Trust us. It raised our score when we practiced the SAT in order to *prove* this method.
I want you to imagine a box
Imagine every question on the SAT is a box. There are key words in the questions that will alert you to how large or small the box is, and what “color” it may be. For example, on the Reading section of the test, oftentimes the questions will include terms like “line 44” and “most nearly means.”
This describes how large your box is – specifically, your box is around line 44 of the passage. What “color” of the box doesn’t matter, because the SAT is all black-and-white. What we mean is that the subjective language on the test legit means zilch. Nada. Zero. Cross it all out in your questions! There is only one right and wrong answer, undoubtedly. Eliminate words in the question that will color this box. Terms like “most nearly means” is actually saying, “this one answer exactly says…” and so on. This is a bit different when it comes to the math section, but similar principles can be applied for word problems.
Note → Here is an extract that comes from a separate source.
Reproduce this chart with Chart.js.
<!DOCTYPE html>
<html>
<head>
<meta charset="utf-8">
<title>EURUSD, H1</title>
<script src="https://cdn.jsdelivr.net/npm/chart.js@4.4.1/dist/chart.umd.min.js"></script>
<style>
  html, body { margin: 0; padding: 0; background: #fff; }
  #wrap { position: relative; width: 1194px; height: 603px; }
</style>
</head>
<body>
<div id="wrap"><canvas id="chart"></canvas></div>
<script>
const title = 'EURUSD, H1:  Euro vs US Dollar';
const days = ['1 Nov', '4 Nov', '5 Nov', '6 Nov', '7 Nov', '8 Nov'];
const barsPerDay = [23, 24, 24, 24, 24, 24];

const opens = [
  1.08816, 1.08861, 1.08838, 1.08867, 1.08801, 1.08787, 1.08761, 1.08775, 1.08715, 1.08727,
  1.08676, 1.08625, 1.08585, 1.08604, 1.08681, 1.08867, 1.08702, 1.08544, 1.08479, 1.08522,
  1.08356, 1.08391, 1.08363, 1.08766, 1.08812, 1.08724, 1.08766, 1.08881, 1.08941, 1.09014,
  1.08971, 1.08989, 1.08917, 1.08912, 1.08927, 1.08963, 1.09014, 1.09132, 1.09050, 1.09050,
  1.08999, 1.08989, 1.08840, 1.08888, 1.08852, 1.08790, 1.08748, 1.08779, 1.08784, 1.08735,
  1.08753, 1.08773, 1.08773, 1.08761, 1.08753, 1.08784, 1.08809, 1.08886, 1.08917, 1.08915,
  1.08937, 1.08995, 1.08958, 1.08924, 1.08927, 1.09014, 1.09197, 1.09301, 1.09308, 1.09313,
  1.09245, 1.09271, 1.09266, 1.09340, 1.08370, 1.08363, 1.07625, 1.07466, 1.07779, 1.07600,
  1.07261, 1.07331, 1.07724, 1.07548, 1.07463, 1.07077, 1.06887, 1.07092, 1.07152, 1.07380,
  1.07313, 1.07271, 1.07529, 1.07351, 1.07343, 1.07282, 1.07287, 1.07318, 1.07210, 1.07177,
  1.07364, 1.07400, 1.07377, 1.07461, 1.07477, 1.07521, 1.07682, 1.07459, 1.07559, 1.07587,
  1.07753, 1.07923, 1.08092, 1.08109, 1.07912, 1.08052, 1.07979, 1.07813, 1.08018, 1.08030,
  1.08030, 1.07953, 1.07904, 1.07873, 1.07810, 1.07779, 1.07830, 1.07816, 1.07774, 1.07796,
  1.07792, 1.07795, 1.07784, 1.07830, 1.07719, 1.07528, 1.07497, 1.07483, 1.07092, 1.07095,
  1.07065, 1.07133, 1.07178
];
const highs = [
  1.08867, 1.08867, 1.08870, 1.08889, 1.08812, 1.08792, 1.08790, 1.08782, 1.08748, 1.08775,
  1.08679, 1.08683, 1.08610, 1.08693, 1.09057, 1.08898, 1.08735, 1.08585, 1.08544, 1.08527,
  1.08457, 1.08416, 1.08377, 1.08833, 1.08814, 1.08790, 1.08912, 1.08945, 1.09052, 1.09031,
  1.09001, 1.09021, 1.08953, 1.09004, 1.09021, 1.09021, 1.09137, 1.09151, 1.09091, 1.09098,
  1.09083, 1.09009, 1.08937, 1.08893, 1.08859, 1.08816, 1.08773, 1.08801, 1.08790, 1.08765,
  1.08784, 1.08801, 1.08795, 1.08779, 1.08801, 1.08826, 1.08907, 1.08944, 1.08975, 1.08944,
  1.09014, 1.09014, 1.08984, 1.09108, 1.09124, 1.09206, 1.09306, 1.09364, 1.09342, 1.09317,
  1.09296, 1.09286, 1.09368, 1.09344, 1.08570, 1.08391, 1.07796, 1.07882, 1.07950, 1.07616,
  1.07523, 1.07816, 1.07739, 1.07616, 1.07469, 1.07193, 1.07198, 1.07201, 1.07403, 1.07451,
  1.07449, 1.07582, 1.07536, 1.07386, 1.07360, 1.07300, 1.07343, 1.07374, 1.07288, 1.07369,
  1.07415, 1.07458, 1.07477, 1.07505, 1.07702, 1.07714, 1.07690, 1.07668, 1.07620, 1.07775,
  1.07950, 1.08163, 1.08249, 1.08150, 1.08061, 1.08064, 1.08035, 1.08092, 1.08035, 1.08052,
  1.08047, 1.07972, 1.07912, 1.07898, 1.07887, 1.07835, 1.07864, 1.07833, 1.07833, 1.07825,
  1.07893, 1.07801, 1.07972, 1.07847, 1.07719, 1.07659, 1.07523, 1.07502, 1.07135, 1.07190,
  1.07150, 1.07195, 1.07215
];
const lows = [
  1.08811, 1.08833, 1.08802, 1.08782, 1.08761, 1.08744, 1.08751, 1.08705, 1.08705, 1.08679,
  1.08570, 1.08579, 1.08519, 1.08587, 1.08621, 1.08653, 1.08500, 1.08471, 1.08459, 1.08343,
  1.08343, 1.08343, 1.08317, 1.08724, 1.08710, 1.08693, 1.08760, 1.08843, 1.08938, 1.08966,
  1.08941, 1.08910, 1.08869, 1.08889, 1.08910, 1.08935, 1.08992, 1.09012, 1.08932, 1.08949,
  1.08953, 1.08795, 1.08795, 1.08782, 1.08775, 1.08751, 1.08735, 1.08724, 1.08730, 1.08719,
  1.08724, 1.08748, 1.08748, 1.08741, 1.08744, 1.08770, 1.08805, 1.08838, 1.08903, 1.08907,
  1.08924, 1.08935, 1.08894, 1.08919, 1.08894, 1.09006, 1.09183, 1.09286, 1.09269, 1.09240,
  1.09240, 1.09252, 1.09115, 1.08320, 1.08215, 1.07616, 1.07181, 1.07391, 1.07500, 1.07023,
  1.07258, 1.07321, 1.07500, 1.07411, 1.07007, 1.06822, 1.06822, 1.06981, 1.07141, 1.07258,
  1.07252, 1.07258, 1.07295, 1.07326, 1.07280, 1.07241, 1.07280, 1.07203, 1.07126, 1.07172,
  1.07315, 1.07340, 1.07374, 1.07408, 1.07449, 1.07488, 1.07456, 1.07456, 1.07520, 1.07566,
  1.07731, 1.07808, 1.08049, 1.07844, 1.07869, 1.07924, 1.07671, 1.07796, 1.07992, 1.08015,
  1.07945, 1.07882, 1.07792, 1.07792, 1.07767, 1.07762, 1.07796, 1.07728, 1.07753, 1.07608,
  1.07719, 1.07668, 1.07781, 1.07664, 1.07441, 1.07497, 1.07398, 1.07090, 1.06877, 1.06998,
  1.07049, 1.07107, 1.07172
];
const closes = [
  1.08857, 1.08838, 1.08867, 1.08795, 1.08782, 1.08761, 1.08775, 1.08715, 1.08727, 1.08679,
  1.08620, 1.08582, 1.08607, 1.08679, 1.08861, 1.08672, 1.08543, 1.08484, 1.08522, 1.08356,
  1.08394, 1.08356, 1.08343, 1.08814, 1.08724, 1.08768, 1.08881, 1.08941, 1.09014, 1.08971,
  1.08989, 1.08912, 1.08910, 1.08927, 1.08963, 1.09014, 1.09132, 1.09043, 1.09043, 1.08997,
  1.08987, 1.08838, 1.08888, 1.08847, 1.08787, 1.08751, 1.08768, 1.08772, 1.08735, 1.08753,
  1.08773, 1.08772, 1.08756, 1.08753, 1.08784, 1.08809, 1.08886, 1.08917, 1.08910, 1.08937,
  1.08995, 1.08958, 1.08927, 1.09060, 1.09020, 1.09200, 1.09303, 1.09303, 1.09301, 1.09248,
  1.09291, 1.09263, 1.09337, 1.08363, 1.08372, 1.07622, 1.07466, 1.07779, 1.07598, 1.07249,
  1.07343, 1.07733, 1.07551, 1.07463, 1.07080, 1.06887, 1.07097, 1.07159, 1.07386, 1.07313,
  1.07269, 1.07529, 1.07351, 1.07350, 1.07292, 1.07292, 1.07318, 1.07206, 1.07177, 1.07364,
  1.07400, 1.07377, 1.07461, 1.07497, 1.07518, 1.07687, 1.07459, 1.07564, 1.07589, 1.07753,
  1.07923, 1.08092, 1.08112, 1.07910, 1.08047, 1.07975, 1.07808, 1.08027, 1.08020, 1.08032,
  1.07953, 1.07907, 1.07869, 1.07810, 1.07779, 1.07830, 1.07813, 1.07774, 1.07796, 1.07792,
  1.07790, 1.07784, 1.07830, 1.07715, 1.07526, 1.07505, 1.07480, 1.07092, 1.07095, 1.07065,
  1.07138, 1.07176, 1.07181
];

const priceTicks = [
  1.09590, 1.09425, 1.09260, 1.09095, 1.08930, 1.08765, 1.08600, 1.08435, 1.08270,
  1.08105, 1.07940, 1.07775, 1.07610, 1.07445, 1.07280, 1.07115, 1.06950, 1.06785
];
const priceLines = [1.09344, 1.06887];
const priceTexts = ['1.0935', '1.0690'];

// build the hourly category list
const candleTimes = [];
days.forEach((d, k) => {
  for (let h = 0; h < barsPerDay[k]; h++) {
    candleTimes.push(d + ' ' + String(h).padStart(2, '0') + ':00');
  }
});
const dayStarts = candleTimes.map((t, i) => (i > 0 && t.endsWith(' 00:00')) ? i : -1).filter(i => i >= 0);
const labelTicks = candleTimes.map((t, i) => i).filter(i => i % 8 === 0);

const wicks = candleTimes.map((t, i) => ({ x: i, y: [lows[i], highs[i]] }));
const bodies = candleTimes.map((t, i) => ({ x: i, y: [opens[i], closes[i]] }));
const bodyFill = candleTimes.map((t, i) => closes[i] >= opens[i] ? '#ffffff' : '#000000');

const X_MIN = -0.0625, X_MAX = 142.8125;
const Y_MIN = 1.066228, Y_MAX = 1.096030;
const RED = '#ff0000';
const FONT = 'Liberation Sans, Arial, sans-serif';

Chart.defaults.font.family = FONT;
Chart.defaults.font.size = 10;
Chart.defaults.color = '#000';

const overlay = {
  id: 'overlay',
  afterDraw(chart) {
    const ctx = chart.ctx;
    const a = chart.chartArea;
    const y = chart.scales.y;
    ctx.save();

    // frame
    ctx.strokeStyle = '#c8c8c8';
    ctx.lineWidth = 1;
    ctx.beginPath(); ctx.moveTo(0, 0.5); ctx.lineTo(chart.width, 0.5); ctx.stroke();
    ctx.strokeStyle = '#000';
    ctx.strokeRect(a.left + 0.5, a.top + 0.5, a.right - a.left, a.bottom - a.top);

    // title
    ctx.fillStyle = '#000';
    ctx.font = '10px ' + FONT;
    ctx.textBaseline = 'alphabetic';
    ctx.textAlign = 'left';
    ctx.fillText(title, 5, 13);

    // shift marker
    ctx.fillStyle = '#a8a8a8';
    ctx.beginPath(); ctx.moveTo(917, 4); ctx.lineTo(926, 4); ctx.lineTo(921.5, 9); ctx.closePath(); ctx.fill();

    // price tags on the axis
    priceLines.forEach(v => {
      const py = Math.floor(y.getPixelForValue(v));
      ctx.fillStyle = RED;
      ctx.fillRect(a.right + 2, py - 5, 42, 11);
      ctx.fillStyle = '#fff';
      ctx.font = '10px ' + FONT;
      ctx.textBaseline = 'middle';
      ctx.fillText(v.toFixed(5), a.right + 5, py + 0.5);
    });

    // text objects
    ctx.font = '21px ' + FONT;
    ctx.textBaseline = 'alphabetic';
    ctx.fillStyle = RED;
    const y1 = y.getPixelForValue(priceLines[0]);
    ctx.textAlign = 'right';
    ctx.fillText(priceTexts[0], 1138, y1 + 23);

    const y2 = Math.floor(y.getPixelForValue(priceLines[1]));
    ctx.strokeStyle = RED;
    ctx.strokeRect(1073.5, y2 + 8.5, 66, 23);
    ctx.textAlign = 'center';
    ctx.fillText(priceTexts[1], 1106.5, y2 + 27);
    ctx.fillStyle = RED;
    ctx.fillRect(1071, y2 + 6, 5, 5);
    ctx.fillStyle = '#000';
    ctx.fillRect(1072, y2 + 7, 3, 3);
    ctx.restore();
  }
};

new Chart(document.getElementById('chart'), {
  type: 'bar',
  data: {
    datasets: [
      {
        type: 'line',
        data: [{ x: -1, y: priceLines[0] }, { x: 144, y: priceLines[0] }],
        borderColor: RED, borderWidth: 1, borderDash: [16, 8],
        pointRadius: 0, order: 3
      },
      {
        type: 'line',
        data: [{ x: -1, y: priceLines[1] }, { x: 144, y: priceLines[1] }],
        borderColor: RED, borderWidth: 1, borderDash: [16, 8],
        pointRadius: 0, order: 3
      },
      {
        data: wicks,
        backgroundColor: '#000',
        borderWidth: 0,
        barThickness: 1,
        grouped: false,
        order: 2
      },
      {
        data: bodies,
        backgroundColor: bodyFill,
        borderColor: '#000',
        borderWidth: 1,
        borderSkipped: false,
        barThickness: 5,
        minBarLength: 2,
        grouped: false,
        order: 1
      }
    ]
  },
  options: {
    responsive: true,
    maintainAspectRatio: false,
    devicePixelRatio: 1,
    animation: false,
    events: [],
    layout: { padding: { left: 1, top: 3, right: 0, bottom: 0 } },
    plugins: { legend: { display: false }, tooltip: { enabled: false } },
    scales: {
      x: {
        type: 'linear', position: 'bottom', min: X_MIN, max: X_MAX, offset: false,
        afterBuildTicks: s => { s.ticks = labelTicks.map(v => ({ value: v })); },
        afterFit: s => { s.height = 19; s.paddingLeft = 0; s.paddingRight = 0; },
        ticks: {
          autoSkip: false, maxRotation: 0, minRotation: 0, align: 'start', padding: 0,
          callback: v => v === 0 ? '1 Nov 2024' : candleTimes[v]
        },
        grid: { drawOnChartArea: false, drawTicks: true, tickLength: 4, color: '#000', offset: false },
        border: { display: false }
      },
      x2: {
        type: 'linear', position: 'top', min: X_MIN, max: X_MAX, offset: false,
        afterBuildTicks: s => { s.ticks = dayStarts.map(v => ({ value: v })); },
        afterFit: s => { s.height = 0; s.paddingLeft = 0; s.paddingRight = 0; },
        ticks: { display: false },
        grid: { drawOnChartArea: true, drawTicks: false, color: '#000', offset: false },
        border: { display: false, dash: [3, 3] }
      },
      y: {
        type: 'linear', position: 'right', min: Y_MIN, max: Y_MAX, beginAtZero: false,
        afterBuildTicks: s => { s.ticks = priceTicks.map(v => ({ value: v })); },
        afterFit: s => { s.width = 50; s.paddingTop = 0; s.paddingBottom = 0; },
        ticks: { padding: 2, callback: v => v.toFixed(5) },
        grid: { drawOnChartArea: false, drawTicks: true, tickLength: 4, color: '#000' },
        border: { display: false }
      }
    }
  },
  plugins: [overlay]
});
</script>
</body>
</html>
The answer you need fits directly inside that box with the question. This is because every single answer in the SAT needs to be proven correct without error so an answer cannot be disputed and therefore, if you find the confines of the box (through identifying key words), you find the exact answer at the same time.”
This Method Takes WORK, PEOPLE
We have tested the box method many times – and we have proven that it will bring up an SAT score. You have to get creative for applying it to sections other than reading (that’s the easiest example, truly) but it does aid with math questions that may be difficult to visualize.
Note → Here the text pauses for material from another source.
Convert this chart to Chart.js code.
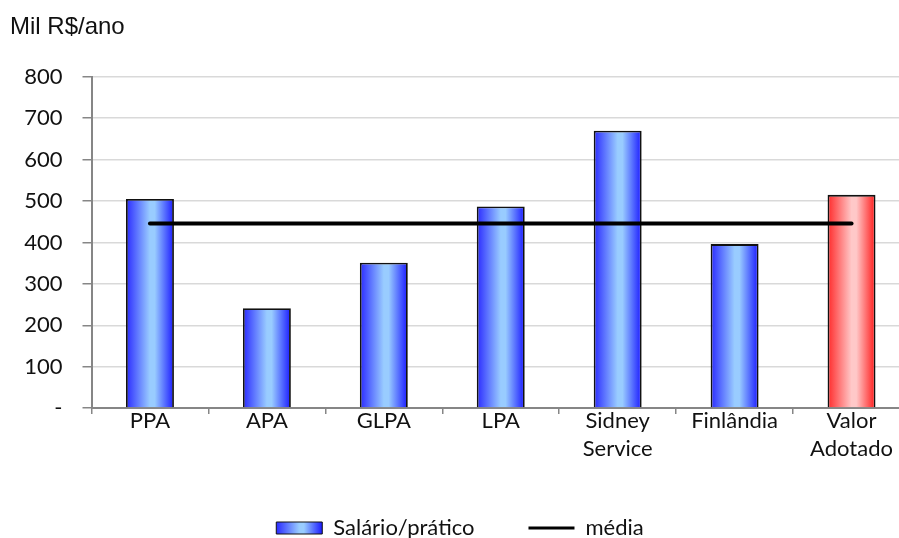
<!DOCTYPE html>
<html>
<head>
<meta charset="utf-8">
<script src="https://cdn.jsdelivr.net/npm/chart.js@4.4.1/dist/chart.umd.min.js"></script>
<style>
  html, body { margin: 0; padding: 0; background: #fff; overflow: hidden; width: 899px; height: 538px; }
  #wrap { width: 910px; height: 538px; }
</style>
</head>
<body>
<div id="wrap"><canvas id="chart"></canvas></div>
<script>
// data
const categories = ['PPA', 'APA', 'GLPA', 'LPA', ['Sidney', 'Service'], 'Finlândia', ['Valor', 'Adotado']];
const salario = [505, 241, 351, 487, 670, 396, 515];
const media = [446, 446, 446, 446, 446, 446, 446];
const yTicks = [0, 100, 200, 300, 400, 500, 600, 700, 800];

const BAR_PCT = 0.41;
const highlightIndex = 6; // "Valor Adotado" drawn red
const PAD_LEFT = 10;
const X_LIFT = 7; // pull the category labels up towards the axis

const FONT = 'Lato, "Open Sans", sans-serif';

function blueGrad(g) {
  g.addColorStop(0, '#2a2aff');
  g.addColorStop(0.5, '#99ccff');
  g.addColorStop(0.6, '#99ccff');
  g.addColorStop(1, '#1a1aff');
  return g;
}
function redGrad(g) {
  g.addColorStop(0, '#ff2a2a');
  g.addColorStop(0.5, '#ffc8c8');
  g.addColorStop(0.6, '#ffc8c8');
  g.addColorStop(1, '#ff1a1a');
  return g;
}

function barFill(ctx) {
  const chart = ctx.chart;
  const xs = chart.scales.x;
  if (!xs || ctx.dataIndex === undefined) return '#6f9cff';
  const cx = xs.getPixelForValue(ctx.dataIndex);
  const half = (xs.width / categories.length) * BAR_PCT / 2;
  const g = chart.ctx.createLinearGradient(cx - half, 0, cx + half, 0);
  return ctx.dataIndex === highlightIndex ? redGrad(g) : blueGrad(g);
}

// legend box gets the same gradient look
const legendGradient = {
  id: 'legendGradient',
  beforeDraw(chart) {
    const lg = chart.legend;
    if (!lg || !lg.legendHitBoxes.length) return;
    const hb = lg.legendHitBoxes[0];
    const g = chart.ctx.createLinearGradient(hb.left, 0, hb.left + 46, 0);
    lg.legendItems[0].fillStyle = blueGrad(g);
  }
};

new Chart(document.getElementById('chart'), {
  data: {
    labels: categories,
    datasets: [
      {
        type: 'line',
        label: 'média',
        data: media,
        borderColor: '#000',
        borderWidth: 4,
        borderCapStyle: 'round',
        pointRadius: 0,
        fill: false,
        order: 0
      },
      {
        type: 'bar',
        label: 'Salário/prático',
        data: salario,
        backgroundColor: barFill,
        borderColor: '#111',
        borderWidth: 1.8,
        categoryPercentage: 1,
        barPercentage: BAR_PCT,
        order: 1
      }
    ]
  },
  options: {
    responsive: true,
    maintainAspectRatio: false,
    animation: false,
    layout: { padding: { left: PAD_LEFT, right: 0, top: 0, bottom: -11 } },
    scales: {
      x: {
        offset: true,
        afterFit(scale) { scale.height += X_LIFT; },
        grid: { drawOnChartArea: false, drawTicks: true, tickLength: 6, color: '#868686', lineWidth: 1.5, offset: true },
        border: { color: '#868686', width: 2 },
        ticks: { color: '#111', font: { family: FONT, size: 22, lineHeight: 1.27 }, padding: -X_LIFT, maxRotation: 0, autoSkip: false }
      },
      y: {
        min: 0,
        max: 800,
        afterFit(scale) { scale.width = 91.5 - PAD_LEFT; },
        afterBuildTicks(scale) { scale.ticks = yTicks.map(v => ({ value: v })); },
        grid: { color: '#d9d9d9', lineWidth: 1.5, tickLength: 9, tickColor: '#868686' },
        border: { color: '#868686', width: 2 },
        ticks: {
          color: '#111',
          font: { family: FONT, size: 22 },
          padding: 20,
          callback: v => (v === 0 ? '-' : v)
        }
      }
    },
    plugins: {
      title: {
        display: true,
        text: 'Mil R$/ano',
        align: 'start',
        color: '#111',
        font: { family: '"Liberation Sans", Arial, sans-serif', size: 24, weight: 'normal' },
        padding: { top: 13, bottom: 35 }
      },
      legend: {
        position: 'bottom',
        reverse: true,
        labels: {
          color: '#111',
          font: { family: FONT, size: 22 },
          usePointStyle: true,
          pointStyleWidth: 46,
          boxWidth: 46,
          boxHeight: 12,
          padding: 54,
          generateLabels(chart) {
            return [
              { text: 'média', datasetIndex: 0, pointStyle: 'line', strokeStyle: '#000', lineWidth: 3, fillStyle: '#000', fontColor: '#111' },
              { text: 'Salário/prático', datasetIndex: 1, pointStyle: 'rect', strokeStyle: '#111', lineWidth: 1, fillStyle: '#6f9cff', fontColor: '#111' }
            ];
          }
        }
      },
      tooltip: { enabled: false }
    }
  },
  plugins: [legendGradient]
});
</script>
</body>
</html>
1) Identify the key words in the question that establish the limits of your question
2) Mark out any words that appear to be subjective (i.e. “most nearly”)
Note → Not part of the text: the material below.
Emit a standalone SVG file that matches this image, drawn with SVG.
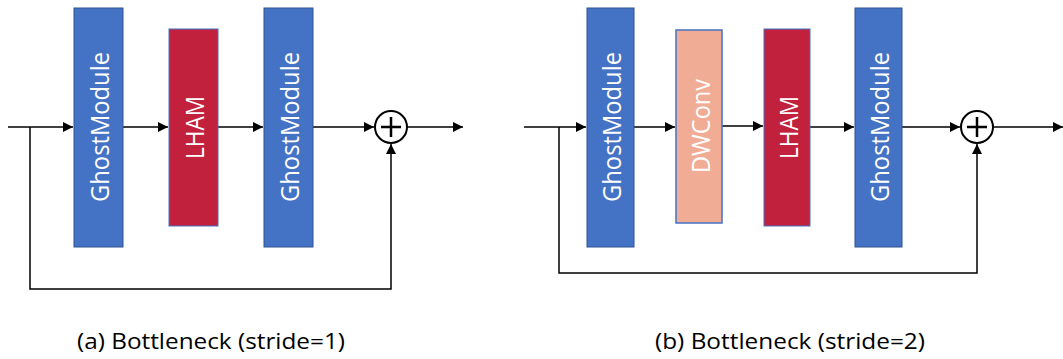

3) Check to see if the answers fit into the box (does the answer come from the same place in the passage? Does it fit with what is being asked in the word problem?)
4) Pare down the answers that do not fit – especially if you are needing to guess (*remember, wrong answers penalize you, so eliminating answer choices aids tremendously)
We Host an SAT Test Prep Workshop in Austin, would you like one too?
We offer small-group tutoring on Saturday mornings from 8am-10am at Bushy Creek Community Center, particularly for the Reading section. Sign up by contacting us today! We use REAL SAT questions and explain HABITUAL question-answer formats on the test to provide you a foolproof way to prepare for the PSAT or SAT.
We also offer test prep online and in person in San Antonio, Dallas, Austin, and Houston.
Would You Benefit from Tutoring?
Would you, or your student, benefit from our in-home or online tutoring offered in Austin, Dallas, Houston and San Antonio? Absolutely! Contact us today to receive information regarding tutoring for English, Reading, Math, Science, History, and Test Prep. Curious about what subjects we teach? Click here to visit our website at www.plantingseedstutoring.com. You can also contact Planting Seeds Tutoring with your questions at (972) 342-6496, or via email at email@example.com.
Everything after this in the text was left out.